Police also believe the ELF is responsible for millions of dollars in arson and vandalism to six other unoccupied homes on Long Island, a region that stretches east of New York City, over the past month.

Police, the district attorney's office and the Federal Bureau of Investigation have formed a task force to investigate the fires and identify the members of the loosely constructed environmental group, headquartered in Portland, Ore.

"This is not an environmental action. This is a criminal act," Suffolk County Police Commissioner John Gallagher said Wednesday. "I am concerned with their latest statement that everything we build that they deem environmentally sensitive, they will destroy."

The Long Island Builders Institute has offered a $10,000 reward for the arrest and conviction of those responsible for the weekend vandalism.

The ELF, acting at times with the Animal Liberation Front, has claimed responsibility for dozens of actions across the country since 1996, including a 1998 blaze at a Vail, Colo., ski resort that caused $12 million in damage. The environmental group said the expansion project threatened lynx.

"They want to stop endless devastation of the American landscape by over-development," said Craig Rosebraugh of Portland, Ore., who identifies himself as ELF's spokesman but says he is not a member. He said the group's leaders communicate with him by a variety of means that preserve their anonymity.

The homes targeted over the weekend at the Island Estates Development were being built on a former peach farm. A message had been scrawled in red paint on one of the houses: "If you build it, we will burn it."

In 1998, Suffolk County had 34,000 acres of agriculture land.

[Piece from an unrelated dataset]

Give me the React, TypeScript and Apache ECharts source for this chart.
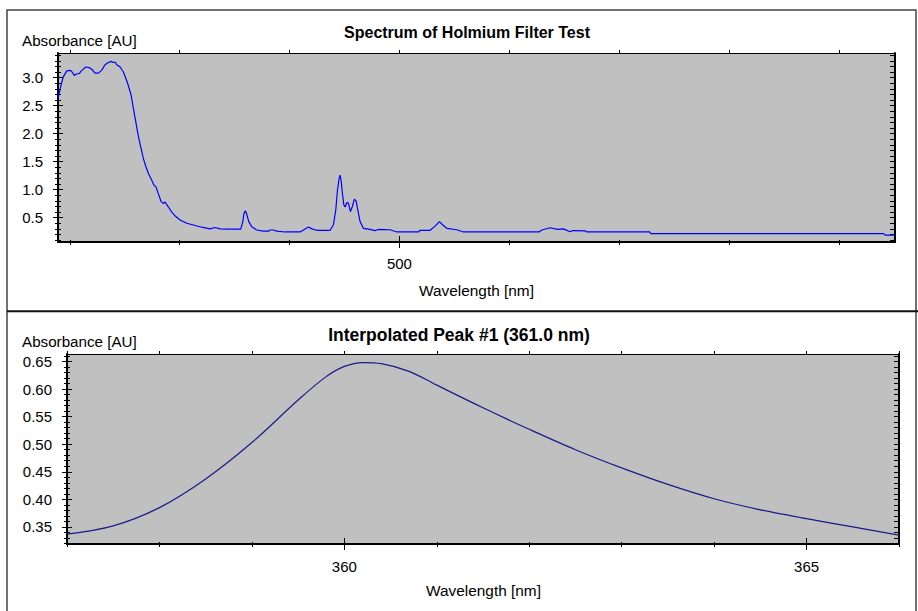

At the current rate of development, land-use experts say, only 9,000 acres will remain by 2015.

Another environmental group dedicated to saving Long Island's open space called the damage "worse than pointless."

"They don't have to commit random acts of violence to let people know that Long Island's overdeveloped, since everyone knows we are," said Dick Amper, executive director of the Long Island Pine Barrens Society.

"Should we burn down people's houses about it? No. We should probably throw some politicians out of office," he added.

The ELF, which maintains a Web site out of Canada, also claims to have caused millions in damage nationide.

"We are trying to cause the rich sprawl corporation enough money so they stop destroying the planet, and thus the health and well-being and existence of humankind," the group's statement said. "The Earth isn't dying, it's being killed. And those who are killing it have names and addresses."